* **Directive**
All lines from the beginning of the listing through the line with "the browser window" are to be copied word for word; the pictures are not.

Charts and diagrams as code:
■ ■ ■ ■ ■
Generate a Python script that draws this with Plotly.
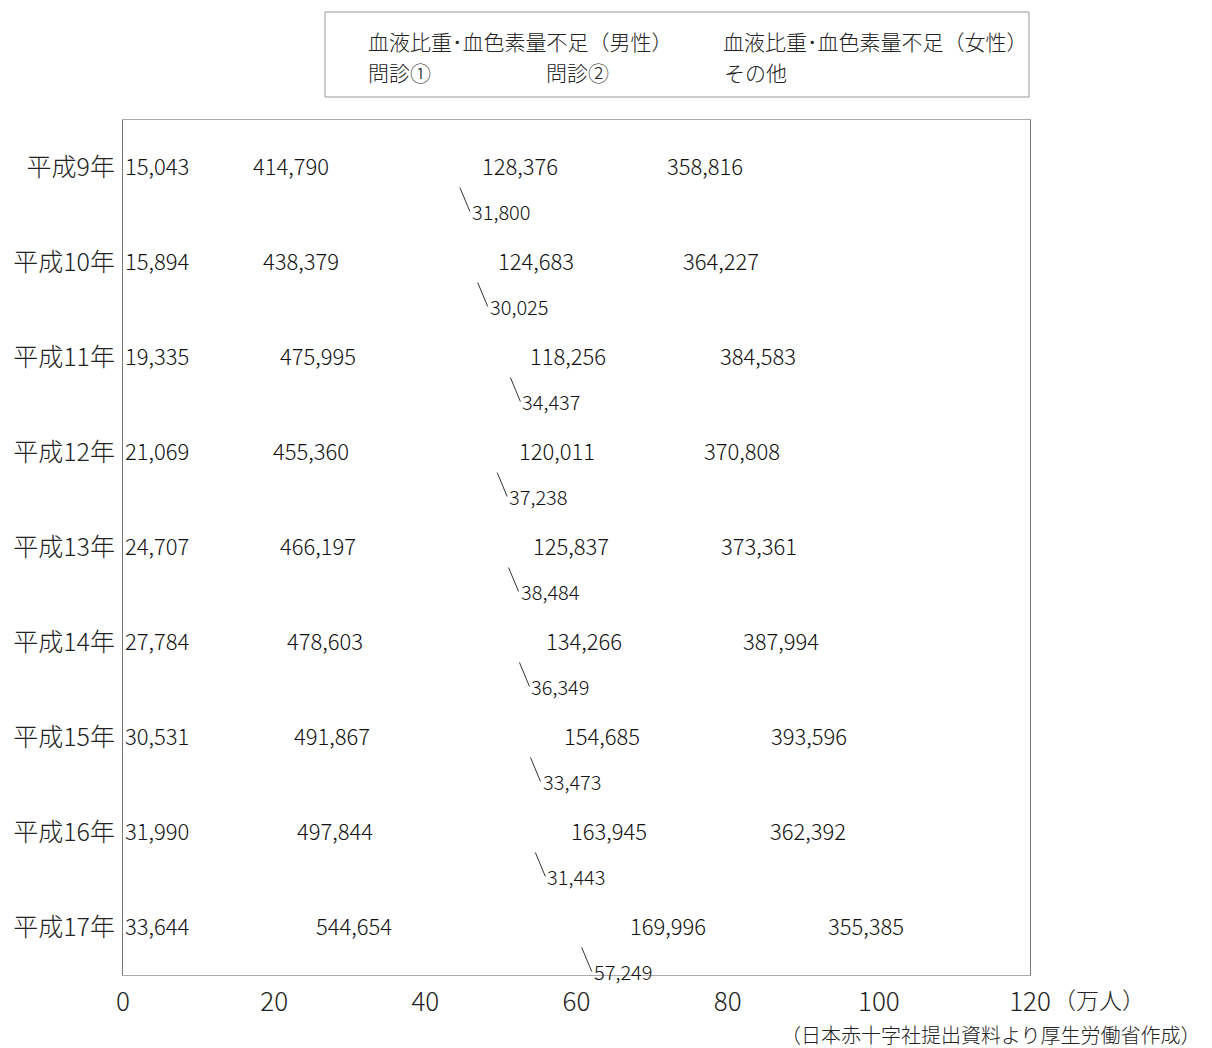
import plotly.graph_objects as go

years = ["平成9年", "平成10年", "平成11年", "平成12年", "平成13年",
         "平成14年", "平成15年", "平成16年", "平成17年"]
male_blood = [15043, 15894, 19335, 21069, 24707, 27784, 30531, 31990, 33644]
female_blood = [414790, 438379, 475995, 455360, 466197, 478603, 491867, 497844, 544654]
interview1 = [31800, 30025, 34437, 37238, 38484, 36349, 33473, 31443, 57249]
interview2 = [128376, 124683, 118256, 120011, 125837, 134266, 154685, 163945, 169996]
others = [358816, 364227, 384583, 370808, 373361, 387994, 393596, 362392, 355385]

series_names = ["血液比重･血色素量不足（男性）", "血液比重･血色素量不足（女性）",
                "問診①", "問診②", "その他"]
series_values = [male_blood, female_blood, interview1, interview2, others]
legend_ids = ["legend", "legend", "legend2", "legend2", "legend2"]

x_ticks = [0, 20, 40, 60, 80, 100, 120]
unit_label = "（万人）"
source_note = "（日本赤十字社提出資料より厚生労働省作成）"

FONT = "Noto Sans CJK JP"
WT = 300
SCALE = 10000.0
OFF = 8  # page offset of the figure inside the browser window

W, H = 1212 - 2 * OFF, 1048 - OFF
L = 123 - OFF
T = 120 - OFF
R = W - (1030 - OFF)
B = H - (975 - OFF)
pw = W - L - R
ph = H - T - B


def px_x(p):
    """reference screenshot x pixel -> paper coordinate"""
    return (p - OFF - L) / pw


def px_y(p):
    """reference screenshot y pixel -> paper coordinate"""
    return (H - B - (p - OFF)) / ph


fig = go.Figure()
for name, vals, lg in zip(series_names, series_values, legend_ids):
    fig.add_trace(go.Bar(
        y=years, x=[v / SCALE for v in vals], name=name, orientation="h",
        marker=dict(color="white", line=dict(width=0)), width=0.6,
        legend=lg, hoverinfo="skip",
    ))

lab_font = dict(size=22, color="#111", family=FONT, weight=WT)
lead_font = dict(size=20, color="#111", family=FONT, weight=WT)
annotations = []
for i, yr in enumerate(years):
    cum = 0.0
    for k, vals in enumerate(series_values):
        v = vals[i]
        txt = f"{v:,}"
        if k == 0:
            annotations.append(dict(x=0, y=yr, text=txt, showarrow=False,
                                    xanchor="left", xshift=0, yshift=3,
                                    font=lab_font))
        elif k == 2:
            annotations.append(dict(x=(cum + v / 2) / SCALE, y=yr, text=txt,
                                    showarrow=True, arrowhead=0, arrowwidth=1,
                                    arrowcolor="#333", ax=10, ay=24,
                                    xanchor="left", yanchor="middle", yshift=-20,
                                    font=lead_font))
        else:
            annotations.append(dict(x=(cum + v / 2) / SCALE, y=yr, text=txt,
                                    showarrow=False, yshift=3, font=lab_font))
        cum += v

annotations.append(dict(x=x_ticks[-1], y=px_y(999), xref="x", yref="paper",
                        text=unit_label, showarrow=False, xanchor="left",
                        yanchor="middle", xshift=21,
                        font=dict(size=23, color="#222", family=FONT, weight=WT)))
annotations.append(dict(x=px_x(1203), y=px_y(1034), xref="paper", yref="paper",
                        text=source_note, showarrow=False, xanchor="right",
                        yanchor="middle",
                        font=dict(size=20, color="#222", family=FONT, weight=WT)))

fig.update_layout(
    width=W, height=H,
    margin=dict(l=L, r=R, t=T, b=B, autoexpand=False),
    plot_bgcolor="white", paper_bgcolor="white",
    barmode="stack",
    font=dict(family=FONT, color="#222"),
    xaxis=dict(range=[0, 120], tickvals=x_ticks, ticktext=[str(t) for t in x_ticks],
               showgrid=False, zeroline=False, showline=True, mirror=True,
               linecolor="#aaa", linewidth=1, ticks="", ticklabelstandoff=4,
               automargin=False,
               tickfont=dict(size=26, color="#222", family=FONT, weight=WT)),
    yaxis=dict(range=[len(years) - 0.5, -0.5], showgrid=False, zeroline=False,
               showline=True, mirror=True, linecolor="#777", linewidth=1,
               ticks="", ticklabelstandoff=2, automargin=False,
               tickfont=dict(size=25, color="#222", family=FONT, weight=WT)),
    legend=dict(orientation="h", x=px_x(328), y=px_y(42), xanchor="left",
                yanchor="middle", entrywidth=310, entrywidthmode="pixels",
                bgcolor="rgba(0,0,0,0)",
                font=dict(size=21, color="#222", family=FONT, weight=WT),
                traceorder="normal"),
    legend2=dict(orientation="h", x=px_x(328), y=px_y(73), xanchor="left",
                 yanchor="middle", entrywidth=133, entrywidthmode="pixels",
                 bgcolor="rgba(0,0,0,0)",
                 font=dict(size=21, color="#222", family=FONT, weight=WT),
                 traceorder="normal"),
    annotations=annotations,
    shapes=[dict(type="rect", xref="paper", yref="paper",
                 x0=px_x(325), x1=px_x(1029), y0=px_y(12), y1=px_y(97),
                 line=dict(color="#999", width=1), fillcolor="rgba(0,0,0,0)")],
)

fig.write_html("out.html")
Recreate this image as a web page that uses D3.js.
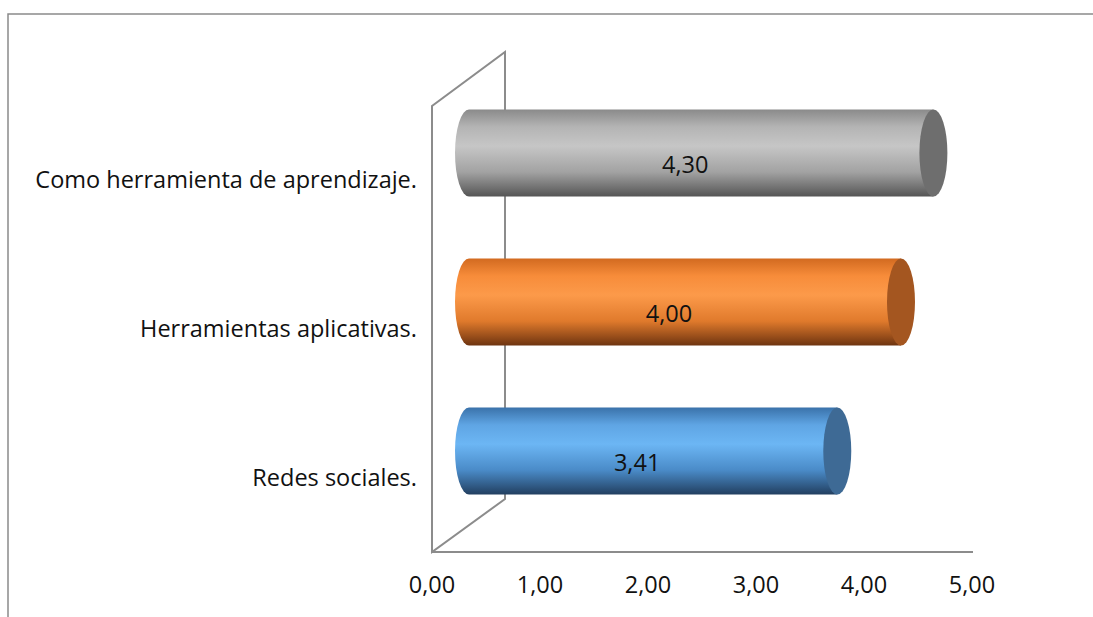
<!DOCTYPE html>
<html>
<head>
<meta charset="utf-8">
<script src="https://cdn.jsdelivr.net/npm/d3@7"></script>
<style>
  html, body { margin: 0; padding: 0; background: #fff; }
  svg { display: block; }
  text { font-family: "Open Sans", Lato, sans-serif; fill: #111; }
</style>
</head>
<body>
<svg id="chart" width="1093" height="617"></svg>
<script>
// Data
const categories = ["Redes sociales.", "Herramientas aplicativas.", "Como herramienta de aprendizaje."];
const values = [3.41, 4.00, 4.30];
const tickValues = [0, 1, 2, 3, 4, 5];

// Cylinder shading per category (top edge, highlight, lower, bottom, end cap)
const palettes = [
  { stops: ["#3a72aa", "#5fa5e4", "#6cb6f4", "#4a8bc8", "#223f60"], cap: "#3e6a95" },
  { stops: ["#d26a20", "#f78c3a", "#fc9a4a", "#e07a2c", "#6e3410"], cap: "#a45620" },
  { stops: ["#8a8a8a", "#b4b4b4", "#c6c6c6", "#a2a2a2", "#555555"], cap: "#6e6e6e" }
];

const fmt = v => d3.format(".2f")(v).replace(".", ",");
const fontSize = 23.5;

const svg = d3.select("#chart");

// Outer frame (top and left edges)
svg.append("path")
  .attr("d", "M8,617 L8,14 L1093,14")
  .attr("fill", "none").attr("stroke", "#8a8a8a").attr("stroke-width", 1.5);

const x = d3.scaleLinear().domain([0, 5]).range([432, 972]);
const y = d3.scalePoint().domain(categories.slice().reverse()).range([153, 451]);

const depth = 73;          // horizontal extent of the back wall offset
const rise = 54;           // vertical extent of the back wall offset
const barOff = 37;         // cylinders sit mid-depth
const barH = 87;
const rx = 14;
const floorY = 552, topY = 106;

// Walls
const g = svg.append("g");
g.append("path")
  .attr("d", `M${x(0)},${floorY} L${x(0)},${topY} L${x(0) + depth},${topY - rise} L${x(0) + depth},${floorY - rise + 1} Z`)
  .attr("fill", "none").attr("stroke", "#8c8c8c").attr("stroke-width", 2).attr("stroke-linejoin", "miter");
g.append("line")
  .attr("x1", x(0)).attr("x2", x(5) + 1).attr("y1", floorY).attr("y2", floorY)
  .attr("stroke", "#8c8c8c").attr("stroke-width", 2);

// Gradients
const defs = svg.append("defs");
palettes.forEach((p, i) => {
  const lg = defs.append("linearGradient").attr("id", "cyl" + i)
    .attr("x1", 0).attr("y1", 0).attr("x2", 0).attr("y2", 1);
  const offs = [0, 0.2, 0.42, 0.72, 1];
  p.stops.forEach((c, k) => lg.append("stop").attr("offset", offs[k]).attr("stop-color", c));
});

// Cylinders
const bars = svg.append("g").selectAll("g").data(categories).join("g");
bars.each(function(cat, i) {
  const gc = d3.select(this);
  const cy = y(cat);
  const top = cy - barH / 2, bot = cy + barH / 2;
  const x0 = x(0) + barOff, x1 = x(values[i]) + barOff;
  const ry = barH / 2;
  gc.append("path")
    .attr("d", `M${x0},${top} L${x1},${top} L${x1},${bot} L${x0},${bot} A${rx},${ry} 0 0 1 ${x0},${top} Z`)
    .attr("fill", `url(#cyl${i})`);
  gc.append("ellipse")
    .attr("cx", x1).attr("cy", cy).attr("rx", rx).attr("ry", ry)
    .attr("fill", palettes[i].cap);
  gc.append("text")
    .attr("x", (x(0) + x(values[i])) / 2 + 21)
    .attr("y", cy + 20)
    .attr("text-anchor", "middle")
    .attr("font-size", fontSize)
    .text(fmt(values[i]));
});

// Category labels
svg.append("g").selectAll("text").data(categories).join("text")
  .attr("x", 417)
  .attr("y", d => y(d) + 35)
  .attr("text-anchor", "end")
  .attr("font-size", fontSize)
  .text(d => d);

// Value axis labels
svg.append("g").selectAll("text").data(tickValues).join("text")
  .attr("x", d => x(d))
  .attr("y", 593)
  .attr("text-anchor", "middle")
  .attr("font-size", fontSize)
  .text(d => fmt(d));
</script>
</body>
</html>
■ ■ ■ ■ ■
* **Answer to the problem**
Generate a Python script that draws this with Plotly.
import plotly.graph_objects as go

years = ["平成9年", "平成10年", "平成11年", "平成12年", "平成13年",
         "平成14年", "平成15年", "平成16年", "平成17年"]
male_blood = [15043, 15894, 19335, 21069, 24707, 27784, 30531, 31990, 33644]
female_blood = [414790, 438379, 475995, 455360, 466197, 478603, 491867, 497844, 544654]
interview1 = [31800, 30025, 34437, 37238, 38484, 36349, 33473, 31443, 57249]
interview2 = [128376, 124683, 118256, 120011, 125837, 134266, 154685, 163945, 169996]
others = [358816, 364227, 384583, 370808, 373361, 387994, 393596, 362392, 355385]

series_names = ["血液比重･血色素量不足（男性）", "血液比重･血色素量不足（女性）",
                "問診①", "問診②", "その他"]
series_values = [male_blood, female_blood, interview1, interview2, others]
legend_ids = ["legend", "legend", "legend2", "legend2", "legend2"]

x_ticks = [0, 20, 40, 60, 80, 100, 120]
unit_label = "（万人）"
source_note = "（日本赤十字社提出資料より厚生労働省作成）"

FONT = "Noto Sans CJK JP"
WT = 300
SCALE = 10000.0
OFF = 8  # page offset of the figure inside the browser window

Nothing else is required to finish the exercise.